The initial U.S. campaign in Afghanistan in late 2001, and the oft-repeated story of special operations troops on horseback calling in satellite guided bombs on Taliban positions, confirmed to defense planners that a technology-driven revolution in military affairs had indeed occurred. Taliban fighters who had spent years fighting an enemy with no air force and little artillery stood out in the open and presented easy targets for U.S. air power. The destructive power of 2,000 pound bombs dropped from jet aircraft came as a rude surprise to fighters used to exchanging fire with aged Russian tanks.
But within a few months of fighting, the Taliban changed its tactics. In a study of the March 2002 battle known as Operation Anaconda, military historian and analyst Stephen Biddle notes that every available U.S. surveillance system was focused on a tiny 100-square-kilometer battlefield, trying to find the enemy's fighting positions. But less than half those positions were identified. Assault helicopters dropped U.S. infantry on top of a warren of hidden Taliban bunkers and trenches where they were pinned down by heavy fire and had to be extracted at night. The Taliban positions were then pounded by air attacks for more than a week, but enough fighters remained that U.S. troops had to clear them out in close-quarters fighting.
Dark Places
Hoffman says the United States needs "hybrid warriors," highly adaptable troops able to rapidly shift between competing demands on a chaotic battlefield. They must be prepared for bloody, close-quarters firefights, yet also be ready to protect civilian populations caught up in the fighting. That demands more investment in cultural intelligence and language training to root out an elusive enemy hiding among the people. He says future enemies will avoid the American way of war, refusing to play into our advantages gained through the use of remote sensors and precision firepower.

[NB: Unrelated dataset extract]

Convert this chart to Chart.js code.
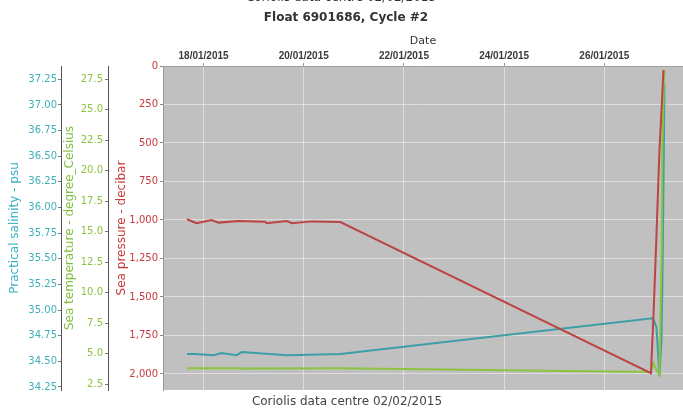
<!DOCTYPE html>
<html>
<head>
<meta charset="utf-8">
<script src="https://cdn.jsdelivr.net/npm/chart.js@4.4.1/dist/chart.umd.min.js"></script>
<style>
  html, body { margin: 0; padding: 0; background: #fff; }
  canvas { display: block; }
</style>
</head>
<body>
<canvas id="myChart" width="683" height="411"></canvas>
<script>
// dias de enero 2015 (eje x)
const pressureDays = [17.67, 17.86, 18.16, 18.30, 18.70, 19.23, 19.26, 19.66, 19.76, 20.16, 20.73, 26.93, 26.98, 27.03, 27.10, 27.13, 27.18];
const pressureValues = [995, 1021, 1000, 1017, 1006, 1011, 1021, 1006, 1021, 1009, 1013, 1995, 1628, 1195, 545, 362, 26];

const salinityDays = [17.67, 17.83, 18.20, 18.36, 18.66, 18.76, 19.66, 20.73, 26.96, 26.99, 27.04, 27.10, 27.14, 27.16, 27.18, 27.20];
const salinityValues = [34.57, 34.57, 34.56, 34.58, 34.56, 34.59, 34.56, 34.57, 34.92, 34.90, 34.83, 34.36, 34.70, 35.30, 36.20, 37.20];

const temperatureDays = [17.67, 18.70, 18.76, 20.73, 26.93, 26.98, 27.04, 27.10, 27.145, 27.157, 27.177, 27.197];
const temperatureValues = [3.80, 3.80, 3.77, 3.79, 3.48, 4.22, 3.65, 3.24, 13.5, 21.7, 25.4, 28.2];

const dateTicks = [18, 20, 22, 24, 26];
const titleText = "Float 6901686, Cycle #2";
const footerText = "Coriolis data centre 02/02/2015";

const toPoints = (xs, ys) => xs.map((x, i) => ({ x: x, y: ys[i] }));
const fmtDate = (d) => String(d).padStart(2, "0") + "/01/2015";
const fmtThousands = (v) => String(v).replace(/\B(?=(\d{3})+(?!\d))/g, ",");

const tickFont = { family: "DejaVu Sans", size: 10 };
const titleFont = { family: "DejaVu Sans", size: 12 };

const fondo = {
  id: "fondo",
  beforeDraw(chart) {
    const { ctx, chartArea: a } = chart;
    ctx.save();
    ctx.fillStyle = "#c0c0c0";
    ctx.fillRect(a.left, a.top, a.right - a.left, a.bottom - a.top);
    ctx.restore();
  },
  afterDraw(chart) {
    const ctx = chart.ctx;
    ctx.save();
    ctx.textAlign = "center";
    ctx.textBaseline = "middle";
    ctx.fillStyle = "#333";
    ctx.font = "12px 'DejaVu Sans'";
    ctx.fillText(footerText, 341, -2);
    ctx.font = "bold 12px 'DejaVu Sans'";
    ctx.fillText(titleText, 346, 18);
    ctx.fillStyle = "#444";
    ctx.font = "12px 'DejaVu Sans'";
    ctx.fillText(footerText, 347, 402);
    ctx.restore();
  }
};

const myChart = document.getElementById("myChart");

new Chart(myChart, {
  type: "line",
  data: {
    datasets: [
      {
        label: "Sea pressure",
        data: toPoints(pressureDays, pressureValues),
        yAxisID: "yP",
        borderColor: "#bb4444",
        borderWidth: 2,
        pointRadius: 0,
        order: 0
      },
      {
        label: "Sea temperature",
        data: toPoints(temperatureDays, temperatureValues),
        yAxisID: "yT",
        borderColor: "#8cc43e",
        borderWidth: 2,
        pointRadius: 0,
        order: 1
      },
      {
        label: "Practical salinity",
        data: toPoints(salinityDays, salinityValues),
        yAxisID: "yS",
        borderColor: "#3c9fa6",
        borderWidth: 2,
        pointRadius: 0,
        order: 2
      }
    ]
  },
  options: {
    responsive: false,
    animation: false,
    devicePixelRatio: 1,
    layout: { padding: { top: 30, bottom: 21, left: 0, right: 0 } },
    plugins: { legend: { display: false }, tooltip: { enabled: false } },
    scales: {
      x: {
        type: "linear",
        position: "top",
        min: 17.19,
        max: 27.57,
        afterFit: (s) => { s.height = 36; },
        afterBuildTicks: (s) => { s.ticks = dateTicks.map((v) => ({ value: v })); },
        ticks: {
          callback: (v) => fmtDate(v),
          font: { family: "Liberation Sans", size: 10, weight: "bold" },
          color: "#3a3a3a",
          padding: 1,
          maxRotation: 0,
          autoSkip: false
        },
        grid: { color: "rgba(255,255,255,0.45)", tickLength: 3, tickColor: "#999" },
        border: { color: "#a0a0a0" },
        title: { display: true, text: "Date", color: "#333", font: { family: "DejaVu Sans", size: 11 }, padding: { top: 5, bottom: 0 } }
      },
      yP: {
        type: "linear",
        position: "left",
        weight: 0,
        reverse: true,
        min: 0,
        max: 2104,
        afterFit: (s) => { s.width = 55; },
        ticks: {
          stepSize: 250,
          maxTicksLimit: 30,
          includeBounds: false,
          callback: (v) => fmtThousands(v),
          font: tickFont,
          color: "#c8383c",
          padding: 2
        },
        grid: { color: "rgba(255,255,255,0.45)", tickLength: 3, tickColor: "#888" },
        border: { color: "#9a9a9a" },
        title: { display: true, text: "Sea pressure - decibar", color: "#c83c3c", font: titleFont, padding: { top: 7, bottom: 0 } }
      },
      yT: {
        type: "linear",
        position: "left",
        weight: 1,
        min: 2.01,
        max: 28.57,
        afterFit: (s) => { s.width = 47; },
        ticks: {
          stepSize: 2.5,
          maxTicksLimit: 30,
          includeBounds: false,
          callback: (v) => v.toFixed(1),
          font: tickFont,
          color: "#8cc43c",
          padding: 2
        },
        grid: { drawOnChartArea: false, tickLength: 3, color: "#777" },
        border: { display: true, color: "#555" },
        title: { display: true, text: "Sea temperature - degree_Celsius", color: "#80c040", font: titleFont, padding: { top: 2, bottom: 0 } }
      },
      yS: {
        type: "linear",
        position: "left",
        weight: 2,
        min: 34.22,
        max: 37.38,
        afterFit: (s) => { s.width = 61; },
        ticks: {
          stepSize: 0.25,
          maxTicksLimit: 30,
          includeBounds: false,
          callback: (v) => v.toFixed(2),
          font: tickFont,
          color: "#3fb0b8",
          padding: 1
        },
        grid: { drawOnChartArea: false, tickLength: 3, color: "#777" },
        border: { display: true, color: "#555" },
        title: { display: true, text: "Practical salinity - psu", color: "#3ab0c0", font: titleFont, padding: { top: 8, bottom: 0 } }
      }
    }
  },
  plugins: [fondo]
});
</script>
</body>
</html>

There are two major components of what the military calls situational awareness: where you are and where the enemy is. Networking has helped troops know better where they are, and where other friendly troops are. But it doesn't solve the problem of finding what some call the "low signature" enemy.
"There's not enough bandwidth and electronic eyes in the universe that are able to stare down a large expanse of ground and detect individuals moving about, particularly in urban clutter and in the midst of people," Scales says. The complexity of warfare stems from the action-reaction dynamic: An enemy being targeted for killing likely will do everything possible to avoid being killed, including hiding from view.

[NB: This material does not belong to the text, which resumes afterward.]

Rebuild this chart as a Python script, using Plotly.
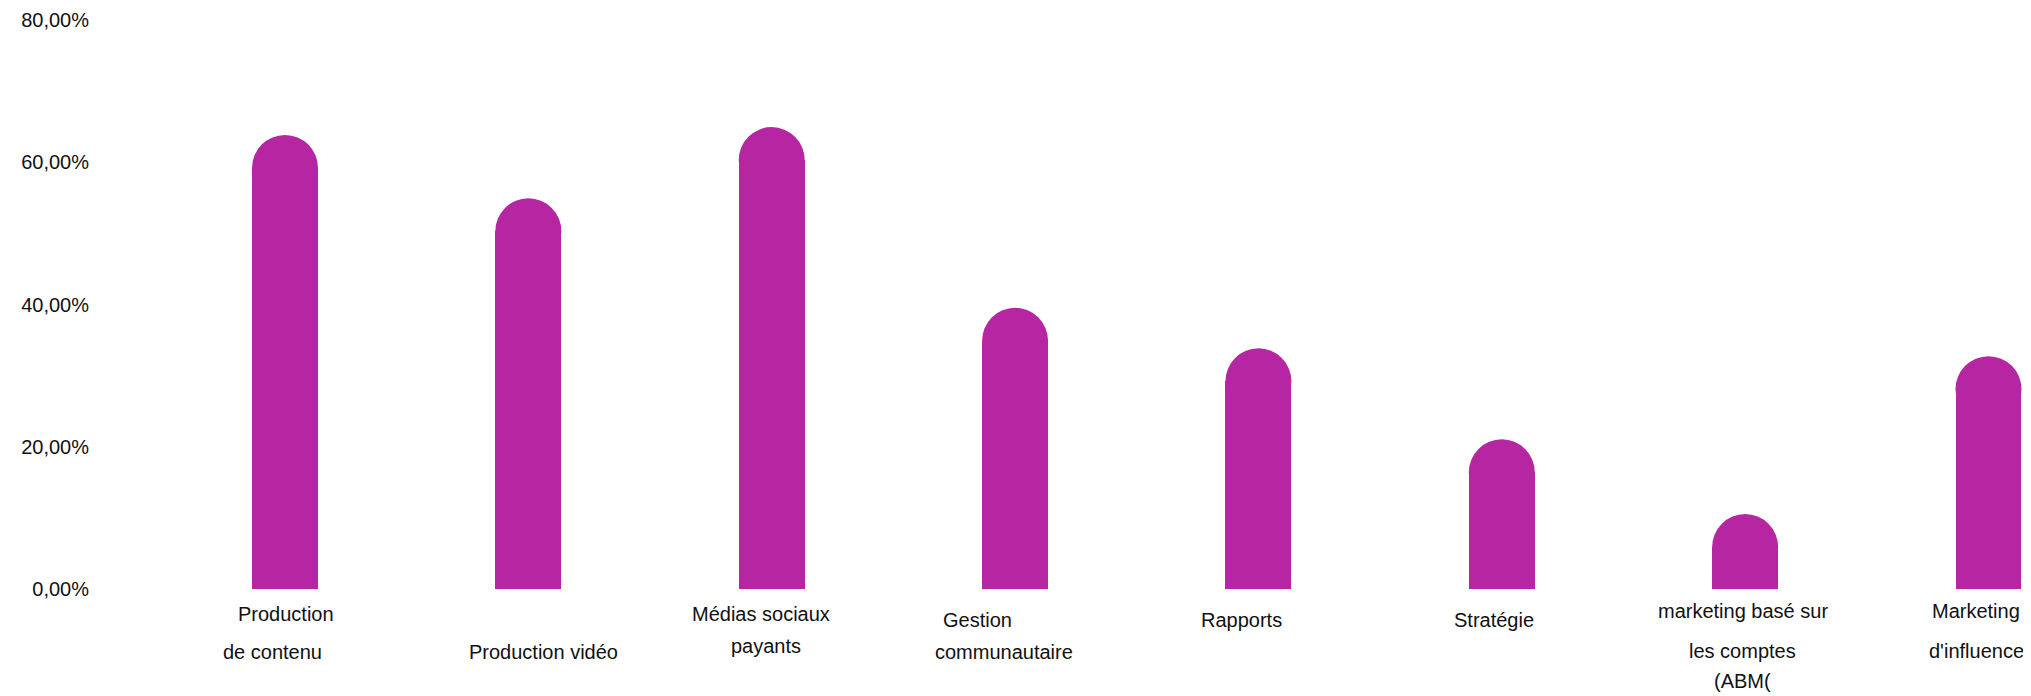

Some say the United States must move away from the current trend of troops fighting via video screens. They can limit situational awareness, analysts say. "Human eyesight is much better than any existing flat-panel display, where you have a very narrow field of vision," says author and historian Steven Zaloga. U.S. Army officers on foot patrol in Iraq often talk about the atmospherics-using all the human senses to evaluate the people and the environment.

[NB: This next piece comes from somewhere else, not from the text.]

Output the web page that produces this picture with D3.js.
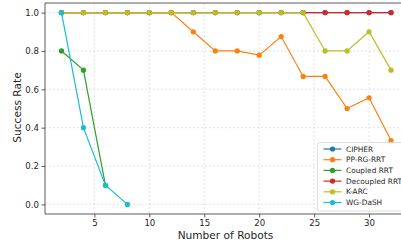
<!DOCTYPE html>
<html>
<head>
<meta charset="utf-8">
<script src="https://cdn.jsdelivr.net/npm/d3@7"></script>
<style>
  body { margin: 0; background: #fff; }
  svg { display: block; font-family: "DejaVu Sans", sans-serif; }
</style>
</head>
<body>
<div id="chart"></div>
<script>
// Series data (x = number of robots, y = success rate)
const seriesNames = ['CIPHER', 'PP-RG-RRT', 'Coupled RRT', 'Decoupled RRT', 'K-ARC', 'WG-DaSH'];
const seriesColors = ['#1f77b4', '#ff7f0e', '#2ca02c', '#d62728', '#bcbd22', '#17becf'];

const robotsFull = [2, 4, 6, 8, 10, 12, 14, 16, 18, 20, 22, 24, 26, 28, 30, 32];
const cipher = [1, 1, 1, 1, 1, 1, 1, 1, 1, 1, 1, 1, 1, 1, 1, 1];
const ppRgRrt = [1, 1, 1, 1, 1, 1, 0.9, 0.8, 0.8, 0.778, 0.875, 0.667, 0.667, 0.5, 0.556, 0.333];
const robotsCoupled = [2, 4, 6];
const coupledRrt = [0.8, 0.7, 0.1];
const decoupledRrt = [1, 1, 1, 1, 1, 1, 1, 1, 1, 1, 1, 1, 1, 1, 1, 1];
const kArc = [1, 1, 1, 1, 1, 1, 1, 1, 1, 1, 1, 1, 0.8, 0.8, 0.9, 0.7];
const robotsWg = [2, 4, 6, 8];
const wgDash = [1, 0.4, 0.1, 0];

const xTicks = [5, 10, 15, 20, 25, 30];
const yTicks = [0, 0.2, 0.4, 0.6, 0.8, 1.0];

const series = [
    { name: seriesNames[0], xs: robotsFull, ys: cipher },
    { name: seriesNames[1], xs: robotsFull, ys: ppRgRrt },
    { name: seriesNames[2], xs: robotsCoupled, ys: coupledRrt },
    { name: seriesNames[3], xs: robotsFull, ys: decoupledRrt },
    { name: seriesNames[4], xs: robotsFull, ys: kArc },
    { name: seriesNames[5], xs: robotsWg, ys: wgDash }
];

const W = 401, H = 245;
const margin = { top: 3, left: 45, bottom: 31 };
const plotRight = 407.5; // axes run past the cropped edge
const innerH = H - margin.top - margin.bottom;

const svg = d3.select('#chart').append('svg')
    .attr('width', W)
    .attr('height', H);

const x = d3.scaleLinear().domain([0.5, 33.5]).range([margin.left, plotRight]);
const y = d3.scaleLinear().domain([-0.05, 1.05]).range([margin.top + innerH, margin.top]);

// Grid lines
const grid = svg.append('g').attr('class', 'grid');
grid.selectAll('.gx').data(xTicks).enter().append('line')
    .attr('x1', d => x(d)).attr('x2', d => x(d))
    .attr('y1', margin.top).attr('y2', margin.top + innerH)
    .attr('stroke', '#dcdcdc').attr('stroke-width', 0.8).attr('stroke-dasharray', '2,2');
grid.selectAll('.gy').data(yTicks).enter().append('line')
    .attr('x1', margin.left).attr('x2', plotRight)
    .attr('y1', d => y(d)).attr('y2', d => y(d))
    .attr('stroke', '#dcdcdc').attr('stroke-width', 0.8).attr('stroke-dasharray', '2,2');

// Lines and markers
const line = d3.line().x(d => x(d[0])).y(d => y(d[1]));
series.forEach((s, i) => {
    const pts = s.xs.map((v, j) => [v, s.ys[j]]);
    const g = svg.append('g').attr('class', `series-${i}`);
    g.append('path')
        .datum(pts)
        .attr('d', line)
        .attr('fill', 'none')
        .attr('stroke', seriesColors[i])
        .attr('stroke-width', 1.2);
    g.selectAll('circle').data(pts).enter().append('circle')
        .attr('cx', d => x(d[0]))
        .attr('cy', d => y(d[1]))
        .attr('r', 2.6)
        .attr('fill', seriesColors[i]);
});

// Axes
const xAxis = svg.append('g')
    .attr('transform', `translate(0,${margin.top + innerH})`)
    .call(d3.axisBottom(x).tickValues(xTicks).tickSize(3.5).tickPadding(2.5).tickFormat(d3.format('d')));
const yAxis = svg.append('g')
    .attr('transform', `translate(${margin.left},0)`)
    .call(d3.axisLeft(y).tickValues(yTicks).tickSize(3.5).tickPadding(2.5).tickFormat(d3.format('.1f')));
[xAxis, yAxis].forEach(a => {
    a.select('.domain').remove();
    a.selectAll('line').attr('stroke', '#333').attr('stroke-width', 0.8);
    a.selectAll('text').attr('fill', '#262626').style('font-size', '8.6px').style('font-family', '"DejaVu Sans", sans-serif');
});

// Spines (left, top, bottom)
svg.append('path')
    .attr('d', `M${plotRight},${margin.top}H${margin.left}V${margin.top + innerH}H${plotRight}`)
    .attr('fill', 'none')
    .attr('stroke', '#333')
    .attr('stroke-width', 0.8);

// Axis labels
svg.append('text')
    .attr('x', 225.5)
    .attr('y', 238.5)
    .attr('text-anchor', 'middle')
    .attr('fill', '#262626')
    .style('font-size', '10.6px')
    .text('Number of Robots');
svg.append('text')
    .attr('transform', `translate(20.5,107.5) rotate(-90)`)
    .attr('text-anchor', 'middle')
    .attr('fill', '#262626')
    .style('font-size', '10.6px')
    .text('Success Rate');

// Legend
const legend = svg.append('g').attr('transform', 'translate(317.5,142.5)');
legend.append('rect')
    .attr('width', 100).attr('height', 68.5)
    .attr('rx', 2)
    .attr('fill', 'rgba(255,255,255,0.85)')
    .attr('stroke', '#d6d6d6').attr('stroke-width', 0.8);
seriesNames.forEach((name, i) => {
    const row = legend.append('g').attr('transform', `translate(0,${6.5 + i * 10.7})`);
    row.append('line')
        .attr('x1', 6).attr('x2', 24)
        .attr('stroke', seriesColors[i]).attr('stroke-width', 1.2);
    row.append('circle')
        .attr('cx', 15).attr('r', 2.6)
        .attr('fill', seriesColors[i]);
    row.append('text')
        .attr('x', 28.5).attr('y', 2.6)
        .attr('fill', '#262626')
        .style('font-size', '7.4px')
        .text(name);
});
</script>
</body>
</html>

According to a 2002 RAND Corp. study funded by the Army Science Board, "An enemy who relies on cover, concealment, deception, intermingling and dispersion will be difficult if not impossible to monitor from overhead assets." Even with projected technological advances, the study noted, "remote assets will not ensure 'understanding' on the future battlefield." By predicating their strategy on remote sensors and long-range precision strikes, analysts wrote, "U.S. military planners could be building a modern-day Maginot line."